Skipping all pictures, set down the lines of the listing from the first through the one with "kp13_max = [197, 187, 150]".

◆ ◆ ◆

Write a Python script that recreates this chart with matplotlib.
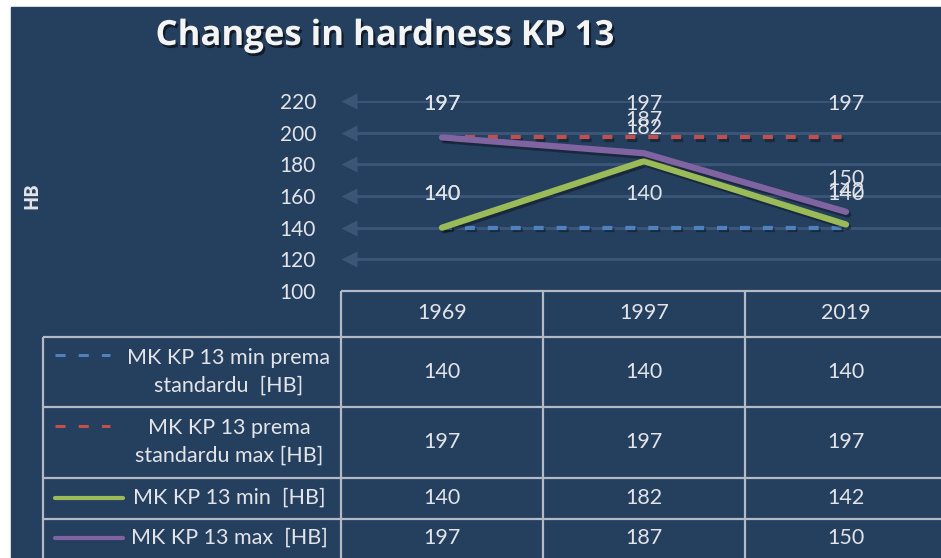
import matplotlib
matplotlib.use("Agg")
import matplotlib.pyplot as plt
import matplotlib.patheffects as pe
from matplotlib.patches import Rectangle
from matplotlib.transforms import blended_transform_factory

plt.rcParams['font.family'] = ['Lato', 'DejaVu Sans']

# podaci
godine = ["1969", "1997", "2019"]
min_standard = [140, 140, 140]
max_standard = [197, 197, 197]
kp13_min = [140, 182, 142]
kp13_max = [197, 187, 150]

nazivi = ["MK KP 13 min prema\nstandardu  [HB]",
          "MK KP 13 prema\nstandardu max [HB]",
          "MK KP 13 min  [HB]",
          "MK KP 13 max  [HB]"]

y_ticks = [100, 120, 140, 160, 180, 200, 220]

POZADINA = "#253F5F"
MREZA = "#3A5575"
TEKST = "#E2E4E8"
RUB = "#B3BAC6"
VEL = 15.5

serije = [min_standard, max_standard, kp13_min, kp13_max]
stilovi = [
    dict(color="#4F81BD", lw=3, ls=(0, (2.4, 3.1)), dash_capstyle="butt"),
    dict(color="#C0504D", lw=3, ls=(0, (2.4, 3.1)), dash_capstyle="butt"),
    dict(color="#9BBB59", lw=4.5, solid_capstyle="round", solid_joinstyle="round"),
    dict(color="#8064A2", lw=4.5, solid_capstyle="round", solid_joinstyle="round"),
]
kljuc = [
    dict(color="#4F81BD", lw=2.2, ls=(0, (3.3, 4.3)), dash_capstyle="butt"),
    dict(color="#C0504D", lw=2.2, ls=(0, (3.3, 4.3)), dash_capstyle="butt"),
    dict(color="#9BBB59", lw=3, solid_capstyle="round"),
    dict(color="#8064A2", lw=3, solid_capstyle="round"),
]

fig = plt.figure(figsize=(9.41, 5.58), dpi=100, facecolor="white")
fig.patches.append(Rectangle((11 / 941, 0), 930 / 941, 551 / 558,
                             transform=fig.transFigure, color=POZADINA, zorder=0))

# pomocne osi u pikselima za tablicu ispod grafa
tab = fig.add_axes([0, 0, 1, 1], zorder=1)
tab.set_xlim(0, 941)
tab.set_ylim(558, 0)
tab.axis("off")

ax = fig.add_axes([341 / 941, 267 / 558, 600 / 941, 190 / 558], zorder=2)
ax.set_facecolor("none")
ax.set_xlim(-0.5, -0.5 + 600 / 202)
ax.set_ylim(100, 220)
for s in ax.spines.values():
    s.set_visible(False)
ax.set_xticks([])
ax.set_yticks(y_ticks)
ax.tick_params(axis="y", length=0, pad=18, labelsize=VEL - 0.5, labelcolor=TEKST)

# linije mreze sa strelicama
mix = blended_transform_factory(ax.transAxes, ax.transData)
for v in y_ticks[1:]:
    ax.axhline(v, xmin=0.02, color=MREZA, lw=2.2, zorder=1)
    ax.plot([0.014], [v], marker="<", ms=12, color=MREZA, mec="none",
            transform=mix, clip_on=False, zorder=1)

x = list(range(len(godine)))
sjena = [pe.SimpleLineShadow(offset=(1.5, -2), shadow_color="black", alpha=0.35), pe.Normal()]
for y, st in zip(serije, stilovi):
    ax.plot(x, y, zorder=3, path_effects=sjena, **st)
    for i, v in zip(x, y):
        ax.annotate(str(v), (i, v), xytext=(0, 24), textcoords="offset points",
                    ha="center", va="center", fontsize=VEL, color=TEKST, zorder=4)

# tablica s podacima
trans = blended_transform_factory(ax.transData, tab.transData)
tab.hlines([291], 341, 941, color=RUB, lw=1.6)
tab.hlines([337, 407, 478, 519], 43, 941, color=RUB, lw=1.6)
ax.vlines([-0.5, 0.5, 1.5], 291, 558, transform=trans, color=RUB, lw=1.6, clip_on=False)
tab.vlines([43], 337, 558, color=RUB, lw=1.6)

for i, g in enumerate(godine):
    ax.text(i, 313, g, transform=trans, ha="center", va="center",
            fontsize=VEL, color=TEKST)

redovi_y = [372, 442, 498, 538]
kljuc_y = [355, 426, 498, 538]
for naziv, y, ry, ky, ks in zip(nazivi, serije, redovi_y, kljuc_y, kljuc):
    kraj = 110 if "ls" in ks else 123
    tab.plot([55, kraj], [ky, ky], **ks)
    tab.text(229, ry, naziv, ha="center", va="center", fontsize=VEL,
             color=TEKST, linespacing=1.45)
    for i, v in zip(x, y):
        ax.text(i, ry, str(v), transform=trans, ha="center", va="center",
                fontsize=VEL, color=TEKST)

fig.text(385 / 941, 1 - 36 / 558, "Changes in hardness KP 13", ha="center", va="center",
         fontsize=25, fontweight="bold", color="#F4F4F4", family=["Open Sans", "DejaVu Sans"],
         path_effects=[pe.SimplePatchShadow(offset=(1.5, -2), shadow_rgbFace="black", alpha=0.55),
                       pe.Normal()])
fig.text(32 / 941, 1 - 196 / 558, "HB", rotation=90, ha="center", va="center",
         fontsize=13.5, fontweight="bold", color=TEKST, family=["Open Sans", "DejaVu Sans"])

fig.savefig("out.png", dpi=100, facecolor="white")
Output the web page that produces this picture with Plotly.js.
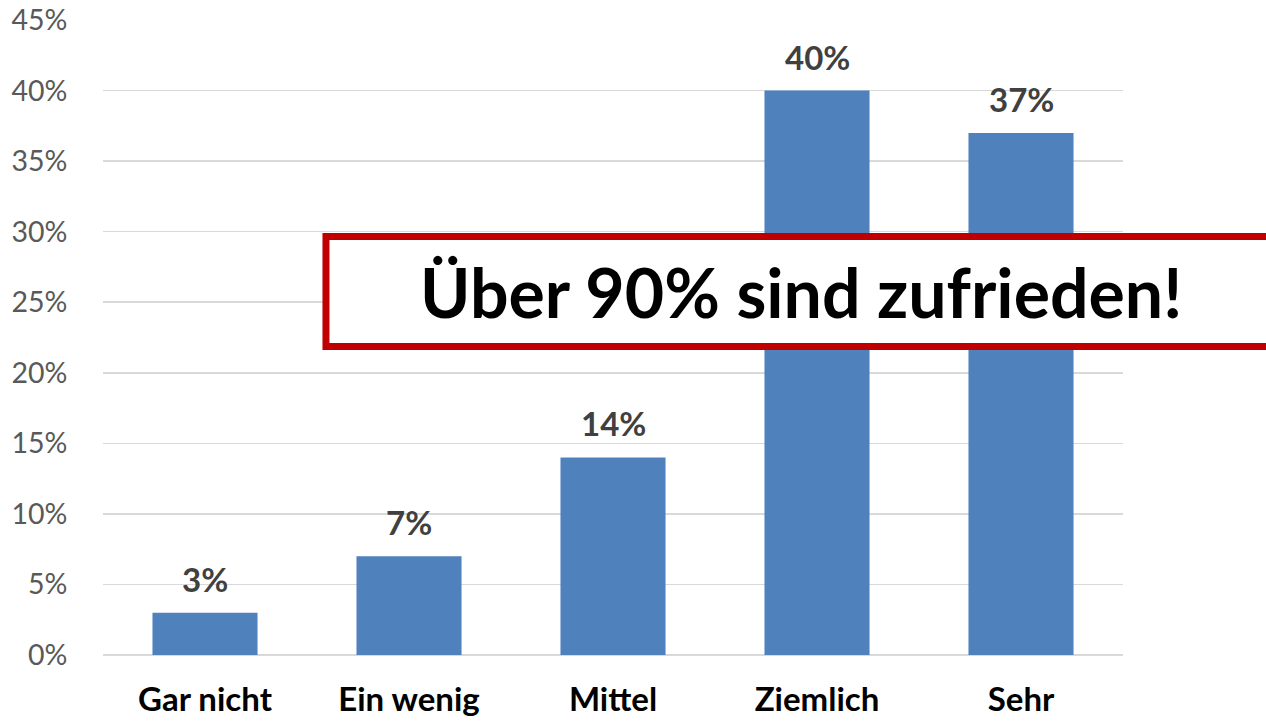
<!DOCTYPE html>
<html>
<head>
<meta charset="utf-8">
<script src="https://cdn.plot.ly/plotly-3.0.1.min.js"></script>
<style>html,body{margin:0;padding:0;background:#fff;}#chart{width:1266px;height:721px;}</style>
</head>
<body>
<div id="chart"></div>
<script>
const categories = ["Gar nicht", "Ein wenig", "Mittel", "Ziemlich", "Sehr"];
const values = [3, 7, 14, 40, 37];
const valueLabels = ["3%", "7%", "14%", "40%", "37%"];
const tickValues = [0, 5, 10, 15, 20, 25, 30, 35, 40, 45];
const tickLabels = ["0%", "5%", "10%", "15%", "20%", "25%", "30%", "35%", "40%", "45%"];
const calloutText = "Über 90% sind zufrieden!";

const FONT = "Lato, 'Open Sans', sans-serif";

const trace = {
  type: "bar",
  x: categories,
  y: values,
  marker: { color: "#4F81BD" },
  hoverinfo: "none"
};

const labelAnnotations = categories.map((c, i) => ({
  x: c, y: values[i], xref: "x", yref: "y",
  text: "<b>" + valueLabels[i] + "</b>",
  showarrow: false, yanchor: "bottom", yshift: 12,
  font: { family: FONT, size: 33, color: "#404040" }
}));

const layout = {
  width: 1266, height: 721,
  margin: { l: 103, r: 143, t: 20, b: 66 },
  paper_bgcolor: "#ffffff", plot_bgcolor: "#ffffff",
  showlegend: false,
  bargap: 0.485,
  font: { family: FONT },
  xaxis: {
    type: "category",
    showgrid: false, zeroline: false, showline: false,
    ticks: "outside", ticklen: 15, tickcolor: "rgba(0,0,0,0)",
    tickfont: { family: FONT, size: 33, color: "#000000", weight: "bold" }
  },
  yaxis: {
    range: [0, 45],
    tickvals: tickValues, ticktext: tickLabels,
    showgrid: true, gridcolor: "#D9D9D9", gridwidth: 1.5,
    zeroline: true, zerolinecolor: "#D9D9D9", zerolinewidth: 1.5,
    showline: false,
    ticks: "outside", ticklen: 29, tickcolor: "rgba(0,0,0,0)",
    tickfont: { family: FONT, size: 28.5, color: "#595959" }
  },
  shapes: [{
    type: "rect", xref: "paper", yref: "paper",
    x0: 0.2186, x1: 1.25, y0: 0.486, y1: 0.659,
    fillcolor: "#ffffff", line: { color: "#C00000", width: 7 },
    layer: "above"
  }],
  annotations: labelAnnotations.concat([{
    xref: "paper", yref: "paper",
    x: (801 - 103) / 1020, y: 0.572,
    xanchor: "center", yanchor: "middle",
    text: "<b>" + calloutText + "</b>",
    showarrow: false,
    font: { family: FONT, size: 68, color: "#000000" }
  }])
};

Plotly.newPlot("chart", [trace], layout, { displayModeBar: false, staticPlot: true });
</script>
</body>
</html>
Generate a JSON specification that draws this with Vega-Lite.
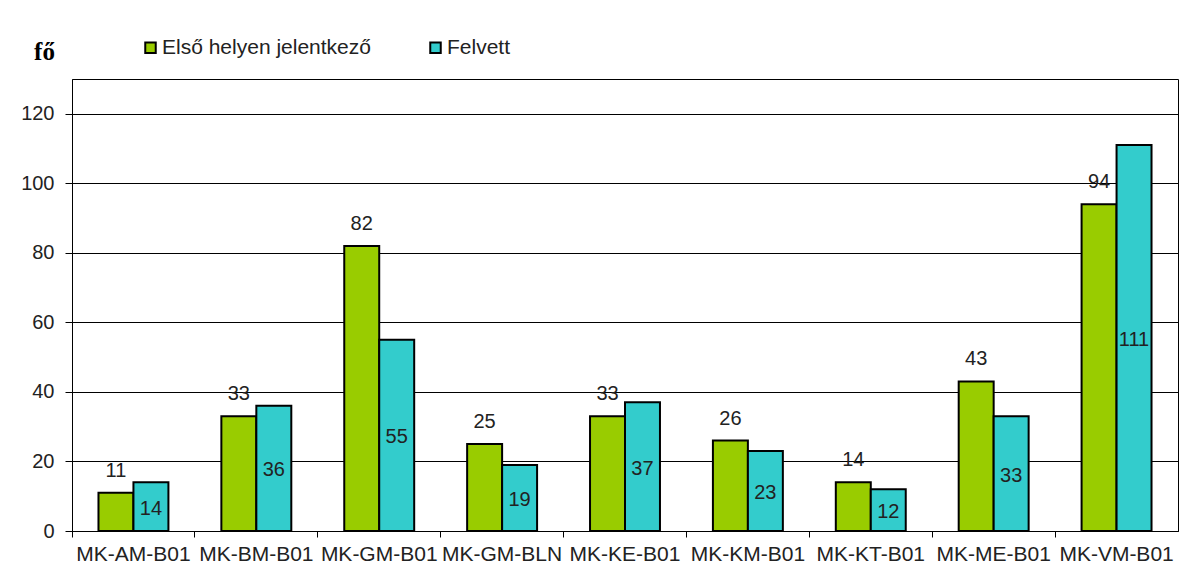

◆ ◆ ◆

## EXPECTED ANSWER
Write a Python script that recreates this chart with matplotlib.
import matplotlib
matplotlib.use("Agg")
import matplotlib.pyplot as plt
import matplotlib.patheffects as pe
from matplotlib.patches import Rectangle
from matplotlib.transforms import blended_transform_factory

plt.rcParams['font.family'] = ['Lato', 'DejaVu Sans']

# podaci
godine = ["1969", "1997", "2019"]
min_standard = [140, 140, 140]
max_standard = [197, 197, 197]
kp13_min = [140, 182, 142]
kp13_max = [197, 187, 150]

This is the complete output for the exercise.